É necessário retornar à “síntese encarnada do Evangelho” (90) diante de
“comunidades e pastores concentrados apenas em atividades exteriores, em
reformas estruturais desprovidas de Evangelho, em organizações obsessivas, em
projetos mundanos, em reflexões secularizadas, em várias propostas apresentadas
como requisitos que, por vezes, se pretendem impor a todos” (88).
A
experiência de um amor “que dá de beber”
Nos dois
últimos capítulos, o Papa Francisco destaca os dois aspectos que “a devoção ao
Sagrado Coração deve reunir hoje para continuar a alimentar-nos e a
aproximar-nos do Evangelho: a experiência espiritual pessoal e o compromisso
comunitário e missionário” (91). No quarto, “O amor que dá de beber”, relê as
Sagradas Escrituras e, com os primeiros cristãos, reconhece Cristo e seu lado
aberto em “aquele a quem trespassaram”, a quem Deus se refere na profecia do
livro de Zacarias.

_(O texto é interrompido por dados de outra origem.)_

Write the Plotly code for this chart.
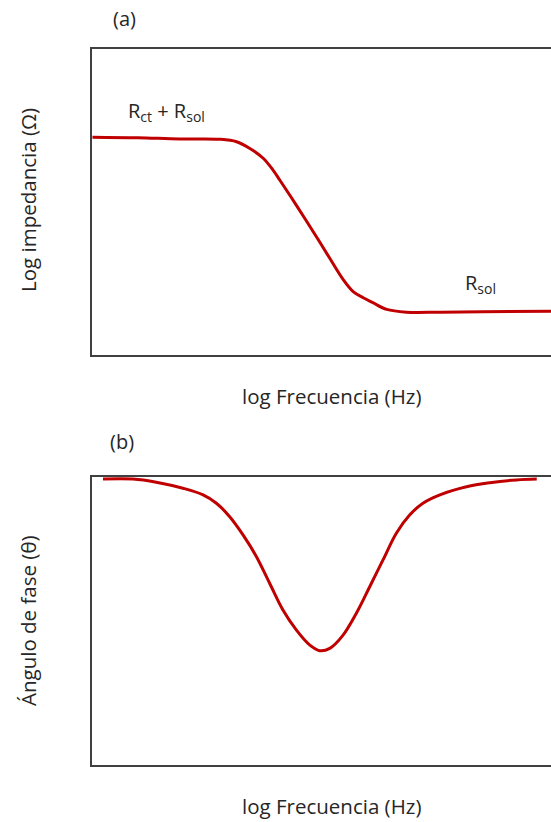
import plotly.graph_objects as go

# Panel (a): log impedance vs log frequency (arbitrary units)
freq_a = [0.01, 1.00, 1.91, 2.78, 3.15, 3.44, 3.73, 3.94, 4.09, 4.45, 4.82, 5.18, 5.47,
          5.69, 5.91, 6.12, 6.42, 6.85, 7.58, 8.50, 10.0]
imp_a = [7.12, 7.10, 7.06, 7.05, 6.97, 6.75, 6.43, 6.05, 5.72, 4.90, 4.03, 3.16, 2.47,
         2.07, 1.87, 1.71, 1.49, 1.40, 1.40, 1.41, 1.43]

# Panel (b): phase angle vs log frequency (arbitrary units)
freq_b = [0.24, 0.89, 1.40, 1.98, 2.42, 2.71, 3.00, 3.29, 3.58, 3.87, 4.16, 4.45, 4.74, 4.96,
          5.18, 5.47, 5.76, 6.05, 6.34, 6.63, 6.92, 7.21, 7.58, 8.16, 8.67, 9.25, 9.69]
phase_b = [9.93, 9.93, 9.82, 9.61, 9.38, 9.09, 8.62, 7.99, 7.24, 6.31, 5.38, 4.69, 4.17, 3.97,
           4.05, 4.51, 5.27, 6.19, 7.12, 8.05, 8.68, 9.09, 9.38, 9.66, 9.80, 9.90, 9.93]

RED = "#C00000"
TXT = "#262626"
FONT = "Open Sans"

fig = go.Figure()
fig.add_trace(go.Scatter(x=freq_a, y=imp_a, mode="lines",
                         line=dict(color=RED, width=3, shape="spline", smoothing=1.0),
                         xaxis="x", yaxis="y", hoverinfo="skip"))
fig.add_trace(go.Scatter(x=freq_b, y=phase_b, mode="lines",
                         line=dict(color=RED, width=3, shape="spline", smoothing=1.0),
                         xaxis="x2", yaxis="y2", hoverinfo="skip"))

axis_common = dict(showgrid=False, zeroline=False, showticklabels=False, ticks="",
                   showline=True, linecolor="#404040", linewidth=1.5)

H_TOP, H_BOT = 49, 57
plot_h = 822 - H_TOP - H_BOT

def yfrac(px):
    return (822 - H_BOT - px) / plot_h

fig.update_layout(
    width=551, height=822,
    margin=dict(l=92, r=0, t=H_TOP, b=H_BOT),
    plot_bgcolor="white", paper_bgcolor="white",
    showlegend=False,
    font=dict(family=FONT, color=TXT, size=20),
    xaxis=dict(range=[0, 10], domain=[0, 1], anchor="y", mirror=True, **axis_common),
    yaxis=dict(range=[0, 10], domain=[yfrac(355), 1.0], anchor="x", mirror=False, **axis_common),
    xaxis2=dict(range=[0, 10], domain=[0, 1], anchor="y2", mirror=True, **axis_common),
    yaxis2=dict(range=[0, 10], domain=[0, yfrac(477)], anchor="x2", mirror=False, **axis_common),
)

def ann(text, xpx, ypx, angle=0, size=20):
    fig.add_annotation(text=text, xref="paper", yref="paper",
                       x=(xpx - 92) / (551 - 92), y=yfrac(ypx),
                       showarrow=False, textangle=angle,
                       font=dict(family=FONT, size=size, color=TXT),
                       xanchor="center", yanchor="middle")

ann("(a)", 124, 18, size=20)
ann("(b)", 122, 441, size=20)
ann("Log impedancia (Ω)", 28, 200, angle=-90, size=20.5)
ann("Ángulo de fase (θ)", 28, 621, angle=-90, size=20.5)
ann("log Frecuencia (Hz)", 331, 396, size=20.5)
ann("log Frecuencia (Hz)", 331, 806, size=20.5)
ann("R<sub>ct</sub> + R<sub>sol</sub>", 166, 111, size=20)
ann("R<sub>sol</sub>", 480, 283, size=20)

fig.write_html("out.html", config={"displayModeBar": False},
               post_script="document.body.style.margin='0';document.body.style.overflow='hidden';")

Uma fonte aberta para o povo, para saciar a sede do amor de
Deus, “para a purificação do pecado e da impureza” (95). Vários Padres da
Igreja mencionaram “a chaga no lado de Jesus como a origem da água do
Espírito”, sobretudo Santo Agostinho, que “abriu o caminho para a devoção ao
Sagrado Coração como lugar de encontro pessoal com o Senhor” (103). Esse
lado trespassado, recorda o Papa, “assumiu gradualmente a forma do coração”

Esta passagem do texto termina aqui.